Linking her identity as an activist to everyday coherence, Araujo strives to live according to the values she defends. Her work is not limited to participating in campaigns; rather, it involves a constant ethical commitment that tries to ensure daily decisions do not contradict what she preaches. “We all need to depend on a community,” she advised. “Don’t try to work alone.”
Early on, she explained, she developed an extreme relationship with environmental coherence. In her attempt not to pollute, she avoided any product containing plastic, even if it negatively impacted her well-being. She recalled periods in which she “spent days without properly drinking or eating” because she refused to buy packaged food, even when no healthy alternatives were available. Her behaviour was driven by a deep sense of environmental guilt and the idea that she “couldn’t fail the cause.”
The pressure resulted in exhaustion and temporary withdrawal from important projects whenever she felt overwhelmed. There were even times when she had to step away to avoid collapsing. “You’re going to have moments,” she said, “when you feel like you’re not enough…that nothing is going to change.” However, she learned to reinterpret those emotions and dismantle that internal narrative, calling it “a lie,” because “what we do does have an impact.” For her, every small change matters: when a family stops using foam, when a festival manages to raise awareness, when someone decides to consume more responsibly. Those actions, she explained, function as emotional anchors amid exhaustion.

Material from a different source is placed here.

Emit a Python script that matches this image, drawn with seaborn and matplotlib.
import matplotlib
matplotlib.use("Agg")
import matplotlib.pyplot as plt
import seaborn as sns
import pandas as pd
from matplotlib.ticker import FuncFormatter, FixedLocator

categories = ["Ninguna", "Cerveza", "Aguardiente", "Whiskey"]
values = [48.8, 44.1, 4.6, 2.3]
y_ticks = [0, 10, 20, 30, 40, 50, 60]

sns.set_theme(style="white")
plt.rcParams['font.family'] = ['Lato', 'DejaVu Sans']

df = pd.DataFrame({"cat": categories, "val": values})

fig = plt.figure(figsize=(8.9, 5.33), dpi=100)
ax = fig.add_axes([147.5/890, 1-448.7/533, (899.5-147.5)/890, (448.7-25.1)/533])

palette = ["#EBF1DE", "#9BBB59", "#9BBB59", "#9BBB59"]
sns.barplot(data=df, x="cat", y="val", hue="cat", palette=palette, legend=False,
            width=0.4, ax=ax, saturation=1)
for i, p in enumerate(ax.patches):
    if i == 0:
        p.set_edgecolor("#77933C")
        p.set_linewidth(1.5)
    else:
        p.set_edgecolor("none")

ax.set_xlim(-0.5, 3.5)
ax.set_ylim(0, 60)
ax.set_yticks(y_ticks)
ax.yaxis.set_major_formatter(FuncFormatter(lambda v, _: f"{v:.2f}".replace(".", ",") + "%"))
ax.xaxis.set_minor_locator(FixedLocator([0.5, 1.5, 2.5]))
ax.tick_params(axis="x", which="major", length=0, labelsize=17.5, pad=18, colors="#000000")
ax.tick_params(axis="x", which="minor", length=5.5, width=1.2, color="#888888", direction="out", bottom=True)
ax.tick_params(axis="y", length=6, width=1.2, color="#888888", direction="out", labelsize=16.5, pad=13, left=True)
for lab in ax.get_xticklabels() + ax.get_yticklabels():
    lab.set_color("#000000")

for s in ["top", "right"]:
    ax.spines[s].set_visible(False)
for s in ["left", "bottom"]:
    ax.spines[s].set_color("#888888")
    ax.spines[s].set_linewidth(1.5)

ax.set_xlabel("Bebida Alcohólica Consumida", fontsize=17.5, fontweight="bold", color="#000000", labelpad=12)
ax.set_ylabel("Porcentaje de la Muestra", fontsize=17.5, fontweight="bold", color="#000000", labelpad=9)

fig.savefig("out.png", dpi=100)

One of the most important lessons in her process was accepting the need for professional support. “Sometimes we try to cover the sun with one finger…but yes, the climate crisis can lead you to a psychologist,” she stated. To cope with the most difficult moments, she incorporated systematic self-care practices into her routine: periodic trips outside the city, direct contact with nature, playful group dynamics, and spaces for honest conversations with peers. “I try to leave at least once every 15 days to reconnect with nature,” she shared.

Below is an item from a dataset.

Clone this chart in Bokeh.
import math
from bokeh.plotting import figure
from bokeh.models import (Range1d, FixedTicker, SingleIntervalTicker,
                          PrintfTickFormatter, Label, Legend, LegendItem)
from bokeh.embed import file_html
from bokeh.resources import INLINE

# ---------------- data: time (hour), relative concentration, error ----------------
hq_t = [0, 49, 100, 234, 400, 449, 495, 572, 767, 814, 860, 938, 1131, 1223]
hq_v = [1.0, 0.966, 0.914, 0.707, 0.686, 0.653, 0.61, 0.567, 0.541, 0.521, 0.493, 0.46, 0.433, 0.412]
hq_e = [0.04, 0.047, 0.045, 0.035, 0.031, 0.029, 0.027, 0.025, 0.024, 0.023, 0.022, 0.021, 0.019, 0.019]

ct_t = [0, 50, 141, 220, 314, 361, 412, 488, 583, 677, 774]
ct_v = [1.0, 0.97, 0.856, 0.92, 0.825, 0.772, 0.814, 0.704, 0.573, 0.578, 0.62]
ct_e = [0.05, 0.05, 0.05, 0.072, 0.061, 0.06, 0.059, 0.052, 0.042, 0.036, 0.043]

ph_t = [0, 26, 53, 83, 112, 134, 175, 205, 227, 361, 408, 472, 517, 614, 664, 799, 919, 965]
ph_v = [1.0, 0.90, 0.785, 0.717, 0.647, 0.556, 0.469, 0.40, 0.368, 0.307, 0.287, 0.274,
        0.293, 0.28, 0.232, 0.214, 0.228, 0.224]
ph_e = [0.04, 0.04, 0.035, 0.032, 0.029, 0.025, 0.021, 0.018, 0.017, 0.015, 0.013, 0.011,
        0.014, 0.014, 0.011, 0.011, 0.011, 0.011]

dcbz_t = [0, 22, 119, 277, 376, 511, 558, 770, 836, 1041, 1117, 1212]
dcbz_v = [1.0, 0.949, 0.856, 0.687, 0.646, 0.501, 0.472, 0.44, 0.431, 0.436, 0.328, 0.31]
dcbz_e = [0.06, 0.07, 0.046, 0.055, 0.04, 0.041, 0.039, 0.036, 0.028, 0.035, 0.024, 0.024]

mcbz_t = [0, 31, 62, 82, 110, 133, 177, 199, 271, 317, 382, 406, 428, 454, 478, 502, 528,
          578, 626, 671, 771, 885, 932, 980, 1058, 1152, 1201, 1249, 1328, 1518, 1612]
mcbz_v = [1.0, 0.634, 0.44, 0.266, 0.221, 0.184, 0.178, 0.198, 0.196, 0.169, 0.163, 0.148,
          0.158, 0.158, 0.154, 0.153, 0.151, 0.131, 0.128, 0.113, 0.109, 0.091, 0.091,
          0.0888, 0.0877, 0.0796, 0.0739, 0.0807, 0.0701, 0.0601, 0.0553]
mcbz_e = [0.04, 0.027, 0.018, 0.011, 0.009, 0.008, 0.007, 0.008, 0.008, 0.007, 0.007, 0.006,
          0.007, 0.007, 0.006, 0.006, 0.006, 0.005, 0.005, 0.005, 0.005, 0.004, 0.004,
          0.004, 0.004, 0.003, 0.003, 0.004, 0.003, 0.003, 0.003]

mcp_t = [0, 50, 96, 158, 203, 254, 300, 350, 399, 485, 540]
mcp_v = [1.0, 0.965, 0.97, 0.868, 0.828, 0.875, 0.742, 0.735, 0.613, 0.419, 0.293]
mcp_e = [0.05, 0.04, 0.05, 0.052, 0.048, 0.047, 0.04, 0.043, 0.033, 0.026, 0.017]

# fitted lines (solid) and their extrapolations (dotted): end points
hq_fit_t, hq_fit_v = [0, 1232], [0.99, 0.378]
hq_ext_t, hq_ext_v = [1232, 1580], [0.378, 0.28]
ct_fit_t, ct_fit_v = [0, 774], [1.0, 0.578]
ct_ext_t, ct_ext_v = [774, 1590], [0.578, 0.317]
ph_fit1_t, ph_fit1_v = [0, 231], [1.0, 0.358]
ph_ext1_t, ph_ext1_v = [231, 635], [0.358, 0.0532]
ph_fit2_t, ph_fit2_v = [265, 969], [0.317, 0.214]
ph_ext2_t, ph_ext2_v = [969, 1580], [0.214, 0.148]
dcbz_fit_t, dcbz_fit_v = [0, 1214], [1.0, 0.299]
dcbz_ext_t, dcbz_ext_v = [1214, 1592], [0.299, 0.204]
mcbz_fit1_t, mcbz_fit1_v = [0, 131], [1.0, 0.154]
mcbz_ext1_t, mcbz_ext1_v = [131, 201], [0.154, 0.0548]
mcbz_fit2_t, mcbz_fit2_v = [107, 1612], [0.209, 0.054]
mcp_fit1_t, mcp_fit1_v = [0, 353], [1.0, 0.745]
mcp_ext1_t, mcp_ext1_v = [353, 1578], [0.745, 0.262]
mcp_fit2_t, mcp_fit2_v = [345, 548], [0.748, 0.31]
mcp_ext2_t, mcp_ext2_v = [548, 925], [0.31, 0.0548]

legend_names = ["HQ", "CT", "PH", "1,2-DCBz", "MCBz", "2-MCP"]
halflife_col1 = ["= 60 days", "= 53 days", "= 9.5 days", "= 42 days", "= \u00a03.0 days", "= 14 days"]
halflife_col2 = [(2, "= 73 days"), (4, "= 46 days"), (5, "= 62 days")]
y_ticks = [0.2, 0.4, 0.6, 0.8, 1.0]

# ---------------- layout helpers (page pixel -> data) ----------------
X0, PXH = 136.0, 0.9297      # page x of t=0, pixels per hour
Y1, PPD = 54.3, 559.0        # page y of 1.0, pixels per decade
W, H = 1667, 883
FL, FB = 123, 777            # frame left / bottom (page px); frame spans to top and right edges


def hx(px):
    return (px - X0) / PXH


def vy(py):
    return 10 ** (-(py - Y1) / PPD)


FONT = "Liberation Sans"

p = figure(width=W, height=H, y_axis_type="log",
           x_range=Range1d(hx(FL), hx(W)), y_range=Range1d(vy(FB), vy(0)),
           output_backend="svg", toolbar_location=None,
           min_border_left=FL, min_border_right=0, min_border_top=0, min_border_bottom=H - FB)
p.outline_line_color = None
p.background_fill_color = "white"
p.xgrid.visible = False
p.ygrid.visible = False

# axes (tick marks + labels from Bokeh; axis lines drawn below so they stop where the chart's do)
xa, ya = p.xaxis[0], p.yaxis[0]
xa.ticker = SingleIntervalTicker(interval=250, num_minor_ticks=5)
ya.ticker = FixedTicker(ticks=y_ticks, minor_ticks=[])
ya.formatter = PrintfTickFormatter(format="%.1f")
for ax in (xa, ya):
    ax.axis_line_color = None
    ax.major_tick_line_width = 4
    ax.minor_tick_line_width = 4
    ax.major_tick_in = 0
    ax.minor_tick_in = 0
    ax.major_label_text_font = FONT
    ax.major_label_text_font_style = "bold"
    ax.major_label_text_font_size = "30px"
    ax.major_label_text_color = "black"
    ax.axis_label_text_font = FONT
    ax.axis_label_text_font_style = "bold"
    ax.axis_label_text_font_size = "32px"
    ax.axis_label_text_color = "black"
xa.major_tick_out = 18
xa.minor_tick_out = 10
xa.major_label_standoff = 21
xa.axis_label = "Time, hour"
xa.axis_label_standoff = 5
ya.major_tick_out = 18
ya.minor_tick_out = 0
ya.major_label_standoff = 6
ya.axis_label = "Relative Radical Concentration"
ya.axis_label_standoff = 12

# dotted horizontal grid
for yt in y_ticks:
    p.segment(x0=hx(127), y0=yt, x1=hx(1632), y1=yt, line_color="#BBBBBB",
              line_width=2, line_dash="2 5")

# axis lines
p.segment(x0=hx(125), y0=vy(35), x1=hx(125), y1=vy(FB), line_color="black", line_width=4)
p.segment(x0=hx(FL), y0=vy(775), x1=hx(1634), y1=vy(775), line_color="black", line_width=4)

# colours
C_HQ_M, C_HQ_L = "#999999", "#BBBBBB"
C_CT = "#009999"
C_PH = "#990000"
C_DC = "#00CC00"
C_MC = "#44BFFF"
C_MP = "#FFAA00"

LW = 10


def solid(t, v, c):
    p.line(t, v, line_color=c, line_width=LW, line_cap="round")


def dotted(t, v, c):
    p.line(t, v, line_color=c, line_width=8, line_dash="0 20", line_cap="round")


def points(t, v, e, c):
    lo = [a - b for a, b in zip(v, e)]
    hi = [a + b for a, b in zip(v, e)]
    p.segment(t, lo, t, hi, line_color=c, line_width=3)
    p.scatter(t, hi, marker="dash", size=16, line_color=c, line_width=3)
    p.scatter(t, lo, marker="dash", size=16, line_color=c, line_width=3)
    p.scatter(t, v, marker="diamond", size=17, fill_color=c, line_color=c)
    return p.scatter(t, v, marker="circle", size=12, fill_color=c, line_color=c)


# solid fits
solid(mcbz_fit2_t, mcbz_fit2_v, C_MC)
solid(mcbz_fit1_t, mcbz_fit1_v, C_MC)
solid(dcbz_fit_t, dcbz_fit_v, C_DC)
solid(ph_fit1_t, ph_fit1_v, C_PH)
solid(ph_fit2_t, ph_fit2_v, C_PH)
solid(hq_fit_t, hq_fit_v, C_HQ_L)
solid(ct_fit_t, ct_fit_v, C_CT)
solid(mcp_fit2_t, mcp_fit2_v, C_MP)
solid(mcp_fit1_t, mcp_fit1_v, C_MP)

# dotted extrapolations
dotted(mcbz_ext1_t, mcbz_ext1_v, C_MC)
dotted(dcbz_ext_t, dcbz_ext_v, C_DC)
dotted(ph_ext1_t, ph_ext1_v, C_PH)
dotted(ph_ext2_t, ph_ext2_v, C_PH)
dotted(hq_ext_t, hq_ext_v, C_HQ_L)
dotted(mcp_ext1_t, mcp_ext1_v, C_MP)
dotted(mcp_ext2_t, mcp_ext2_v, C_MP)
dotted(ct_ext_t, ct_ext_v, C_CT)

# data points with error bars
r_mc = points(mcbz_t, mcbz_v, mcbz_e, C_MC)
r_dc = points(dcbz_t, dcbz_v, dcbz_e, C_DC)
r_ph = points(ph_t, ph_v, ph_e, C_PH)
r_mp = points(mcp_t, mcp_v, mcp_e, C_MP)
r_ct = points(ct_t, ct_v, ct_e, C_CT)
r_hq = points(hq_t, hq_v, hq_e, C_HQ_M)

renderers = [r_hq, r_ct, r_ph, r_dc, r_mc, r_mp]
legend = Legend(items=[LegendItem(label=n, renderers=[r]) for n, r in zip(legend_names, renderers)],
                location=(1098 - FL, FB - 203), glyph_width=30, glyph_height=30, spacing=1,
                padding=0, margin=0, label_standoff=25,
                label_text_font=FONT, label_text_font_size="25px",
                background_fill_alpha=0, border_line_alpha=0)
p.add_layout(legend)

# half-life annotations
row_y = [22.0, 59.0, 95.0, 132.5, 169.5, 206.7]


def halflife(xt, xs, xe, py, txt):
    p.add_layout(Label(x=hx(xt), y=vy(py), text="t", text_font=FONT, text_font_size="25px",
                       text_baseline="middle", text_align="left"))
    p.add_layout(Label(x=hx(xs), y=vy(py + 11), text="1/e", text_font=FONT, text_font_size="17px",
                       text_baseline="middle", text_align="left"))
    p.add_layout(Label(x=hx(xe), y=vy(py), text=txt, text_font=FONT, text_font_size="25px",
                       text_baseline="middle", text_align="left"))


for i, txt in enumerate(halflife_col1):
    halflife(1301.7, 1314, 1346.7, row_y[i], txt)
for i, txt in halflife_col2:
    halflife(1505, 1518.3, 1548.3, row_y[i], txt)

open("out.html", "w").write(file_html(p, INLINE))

Admitting that, at first, she spoke about oceans without having had direct experiences in them, Araujo emphasised the importance of deeply understanding what one defends. Over time, she learned to dive and snorkel, which strengthened her emotional connection with the sea and transformed her way of communicating — she no longer spoke only from data, but from lived experience. This allowed her to communicate urgent environmental messages with greater honesty and sensitivity.

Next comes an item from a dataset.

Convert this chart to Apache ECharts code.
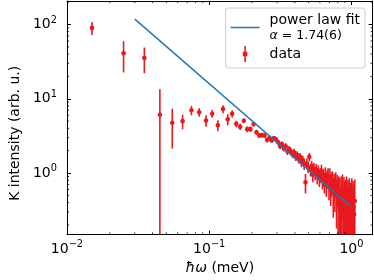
<!DOCTYPE html>
<html><head><meta charset="utf-8">
<script src="https://cdn.jsdelivr.net/npm/echarts@6/dist/echarts.min.js"></script>
<style>html,body{margin:0;padding:0;background:#fff}#c{width:374px;height:280px}</style>
</head><body><div id="c"></div>
<script>
// ---- data ----
const energy = [
  0.015,0.025,0.035,0.045,0.055,0.065,0.075,0.085,0.095,
  0.105,0.115,0.125,0.135,0.145,0.155,0.165,0.175,0.185,0.195,
  0.205,0.215,0.225,0.235,0.245,0.255,0.265,0.275,0.285,0.295,
  0.305,0.315,0.325,0.335,0.345,0.355,0.365,0.375,0.385,0.395,
  0.405,0.415,0.425,0.435,0.445,0.455,0.465,0.475,0.485,0.495,
  0.505,0.515,0.525,0.535,0.545,0.555,0.565,0.575,0.585,0.595,
  0.605,0.615,0.625,0.635,0.645,0.655,0.665,0.675,0.685,0.695,
  0.705,0.715,0.725,0.735,0.745,0.755,0.765,0.775,0.785,0.795,
  0.805,0.815,0.825,0.835,0.845,0.855,0.865,0.875,0.885,0.895,
  0.905,0.915,0.925,0.935,0.945,0.955,0.965,0.975,0.985,0.995,
  1.005,1.015,1.025,1.035,1.045,1.055
];
const intensity = [
  90,41,35.5,6.1,4.75,5.0,7.0,6.6,5.1,
  6.3,4.4,7.3,5.3,6.3,4.6,4.2,5.05,3.9,3.9,
  4.55,3.55,3.2,3.25,3.2,2.8,2.95,2.75,2.95,2.85,
  2.6,2.3,2.45,2.15,2.3,1.95,2.1,1.95,1.8,1.9,
  1.65,1.75,1.55,1.65,1.4,1.5,1.3,0.75,1.35,1.2,
  1.65,1.1,1.25,0.95,1.15,1.0,1.1,0.9,1.05,0.85,
  0.95,1.05,0.8,0.9,0.75,0.95,0.7,0.85,0.9,0.65,
  0.9,0.6,0.75,0.8,0.55,0.7,0.6,0.75,0.5,0.65,
  0.4,0.6,0.5,0.35,0.55,0.45,0.6,0.3,0.5,0.4,
  0.45,0.28,0.5,0.38,0.42,0.3,0.45,0.25,0.38,0.33,
  0.45,0.3,0.4,0.35,0.28,0.42
];
const intensityErr = [
  18,18.5,13.5,7.3,2.6,1.1,1.0,0.85,0.9,
  0.75,0.75,0.9,0.9,0.7,0.45,0.4,0.38,0.35,0.33,
  0.32,0.28,0.25,0.25,0.24,0.22,0.22,0.2,0.2,0.2,
  0.2,0.2,0.21,0.2,0.22,0.2,0.21,0.22,0.2,0.22,
  0.2,0.22,0.2,0.22,0.2,0.21,0.2,0.22,0.22,0.2,
  0.22,0.2,0.22,0.2,0.22,0.2,0.22,0.2,0.22,0.2,
  0.22,0.24,0.2,0.25,0.22,0.25,0.22,0.24,0.26,0.22,
  0.26,0.24,0.28,0.26,0.3,0.28,0.3,0.28,0.32,0.3,
  0.32,0.3,0.35,0.3,0.35,0.34,0.36,0.3,0.38,0.35,
  0.36,0.3,0.4,0.34,0.38,0.32,0.4,0.3,0.36,0.34,
  0.4,0.32,0.38,0.36,0.3,0.4
];
const fitEnergy = [0.03, 0.98];
const fitIntensity = [118, 0.36];
const xRange = [0.01, 1.41];
const yRange = [0.1486, 207];
const xTickExponents = [-2, -1, 0];
const yTickExponents = [0, 1, 2];
const fitLabel = 'power law fit';
const fitParam = 'α = 1.74(6)';
const dataLabel = 'data';

// ---- styles ----
const FONT = 'DejaVu Sans';
const RED = '#e8191f';
const BLUE = '#1f77b4';

function expLabel(exps) {
  return function (v) {
    const e = Math.log10(v), r = Math.round(e);
    if (Math.abs(e - r) > 1e-6 || exps.indexOf(r) < 0) return '';
    return '{b|10}{s|' + (r < 0 ? '\u2212' + (-r) : String(r)) + '}';
  };
}
const labelRich = {
  b: { fontFamily: FONT, fontSize: 14, lineHeight: 19, color: '#000' },
  s: { fontFamily: FONT, fontSize: 9.8, lineHeight: 10, verticalAlign: 'top', color: '#000' }
};
function axisBase(type) {
  return {
    type: 'log', logBase: 10,
    min: type === 'x' ? xRange[0] : yRange[0],
    max: type === 'x' ? xRange[1] : yRange[1],
    splitLine: { show: false },
    minorTick: { show: false },
    axisLine: { show: true, lineStyle: { color: '#000', width: 1 } },
    axisTick: { show: true, inside: true, length: 4, lineStyle: { color: '#000', width: 1 } }
  };
}

const errData = energy.map((x, i) => [x, intensity[i], intensityErr[i]]);
const fitData = fitEnergy.map((x, i) => [x, fitIntensity[i]]);

function renderErr(params, api) {
  const x = api.value(0), y = api.value(1), e = api.value(2);
  const cs = params.coordSys;
  const p = api.coord([x, y]);
  const yTop = api.coord([x, y + e])[1];
  const lo = y - e;
  const yBot = lo > 0 ? api.coord([x, lo])[1] : cs.y + cs.height;
  const top = Math.max(yTop, cs.y), bot = Math.min(yBot, cs.y + cs.height);
  return {
    type: 'group', children: [
      { type: 'line', shape: { x1: p[0], y1: top, x2: p[0], y2: bot }, style: { stroke: RED, lineWidth: 1.6 } },
      { type: 'circle', shape: { cx: p[0], cy: p[1], r: 2.3 }, style: { fill: RED } }
    ]
  };
}

function renderMinor(params, api) {
  const cs = params.coordSys;
  const ch = [];
  const L = 2.2;
  const st = { stroke: '#000', lineWidth: 0.8 };
  for (let d = -3; d <= 3; d++) {
    for (let k = 2; k <= 9; k++) {
      const v = k * Math.pow(10, d);
      if (v > xRange[0] && v < xRange[1]) {
        const px = api.coord([v, yRange[0]])[0];
        ch.push({ type: 'line', shape: { x1: px, y1: cs.y + cs.height, x2: px, y2: cs.y + cs.height - L }, style: st });
        ch.push({ type: 'line', shape: { x1: px, y1: cs.y, x2: px, y2: cs.y + L }, style: st });
      }
      if (v > yRange[0] && v < yRange[1]) {
        const py = api.coord([xRange[0], v])[1];
        ch.push({ type: 'line', shape: { x1: cs.x, y1: py, x2: cs.x + L, y2: py }, style: st });
        ch.push({ type: 'line', shape: { x1: cs.x + cs.width, y1: py, x2: cs.x + cs.width - L, y2: py }, style: st });
      }
    }
  }
  return { type: 'group', children: ch };
}

const chart = echarts.init(document.getElementById('c'), null, { renderer: 'canvas' });
chart.setOption({
  animation: false,
  backgroundColor: '#fff',
  grid: { left: 46, top: 1, right: 1.3, bottom: 36 },
  xAxis: [
    Object.assign(axisBase('x'), {
      position: 'bottom',
      axisLabel: { margin: 5, formatter: expLabel(xTickExponents), rich: labelRich, showMaxLabel: false },
      name: '{i|ħω} (meV)', nameLocation: 'middle', nameGap: 22,
      nameTextStyle: { fontFamily: FONT, fontSize: 14, color: '#000',
        rich: { i: { fontFamily: FONT, fontSize: 14, fontStyle: 'italic', color: '#000' } } }
    }),
    Object.assign(axisBase('x'), { position: 'top', axisLabel: { show: false } })
  ],
  yAxis: [
    Object.assign(axisBase('y'), {
      position: 'left',
      axisLabel: { margin: 10, formatter: expLabel(yTickExponents), rich: labelRich, showMinLabel: false, showMaxLabel: false },
      name: 'K intensity (arb. u.)', nameLocation: 'middle', nameGap: 32, nameRotate: 90,
      nameTextStyle: { fontFamily: FONT, fontSize: 14, color: '#000', padding: [0, 31, 0, 0] }
    }),
    Object.assign(axisBase('y'), { position: 'right', axisLabel: { show: false } })
  ],
  legend: {
    orient: 'vertical', right: 9, top: 8,
    padding: [4, 5, 6, 5], itemGap: 3, itemWidth: 29, itemHeight: 16,
    backgroundColor: 'rgba(255,255,255,0.8)', borderColor: '#cccccc', borderWidth: 1, borderRadius: 3,
    textStyle: { fontFamily: FONT, fontSize: 14, color: '#000', lineHeight: 16, padding: [0, 0, 0, 5],
      rich: {
        ai: { fontFamily: FONT, fontSize: 12.5, lineHeight: 15, fontStyle: 'italic', color: '#000' },
        a: { fontFamily: FONT, fontSize: 12.5, lineHeight: 15, color: '#000' }
      } },
    formatter: function (name) {
      if (name === fitLabel) return fitLabel + '\n{ai|α}{a|' + fitParam.slice(1) + '}';
      return name;
    },
    data: [
      { name: fitLabel, icon: 'path://M0,0L0.01,0Z M0,16L0.01,16Z M0,7.25H29V8.75H0Z' },
      { name: dataLabel, icon: 'path://M0,8L0.01,8Z M29,8L28.99,8Z M13.7,0H15.3V16H13.7Z M12.2,5.7H16.8V10.3H12.2Z' }
    ]
  },
  series: [
    {
      name: dataLabel, type: 'custom', xAxisIndex: 0, yAxisIndex: 0,
      renderItem: renderErr, data: errData, encode: { x: 0, y: 1 },
      itemStyle: { color: RED }, z: 2, clip: true, silent: true
    },
    {
      name: fitLabel, type: 'line', xAxisIndex: 0, yAxisIndex: 0,
      data: fitData, symbol: 'none', lineStyle: { color: BLUE, width: 1.5 }, itemStyle: { color: BLUE }, z: 3, silent: true
    },
    {
      name: 'minor ticks', type: 'custom', xAxisIndex: 0, yAxisIndex: 0,
      renderItem: renderMinor, data: [[1, 1]], encode: { x: 0, y: 1 }, z: 4, silent: true
    }
  ]
});
</script>
</body></html>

Regarding the balance between personal life and activism, Araujo finally came to understand that not everything had to be solved immediately, and that the sustainability of the work largely depended on protecting her physical and emotional health: “If I break down, I can’t help anyone either.” Her advice for young people interested in environmental activism included normalising psychological support and not romanticising extreme sacrifice or self-exploitation.
Psychologist Eddy Frank Vásquez Sánchez, who is also an activist, noted that the shared experience of these three young people reveals a common pattern: episodes of extreme exhaustion, guilt over resting, a persistent sense of inadequacy, pressure to remain coherent all the time, and personal sacrifices that left emotional scars.
However, it also reveals a collective transformation, once they learned that caring for their mental health does not mean abandoning the struggle. Instead, it strengthens it from within. Resilience is built by weaving real support networks, asking for help without guilt, establishing boundaries, celebrating progress, accepting imperfection and knowing, above all, that it is possible to be an example, raise the Dominican flag in international spaces, and make your country proud in the fight for the preservation of its natural resources while still taking care of themselves — or, as Araujo puts it, “Joy is also resistance.”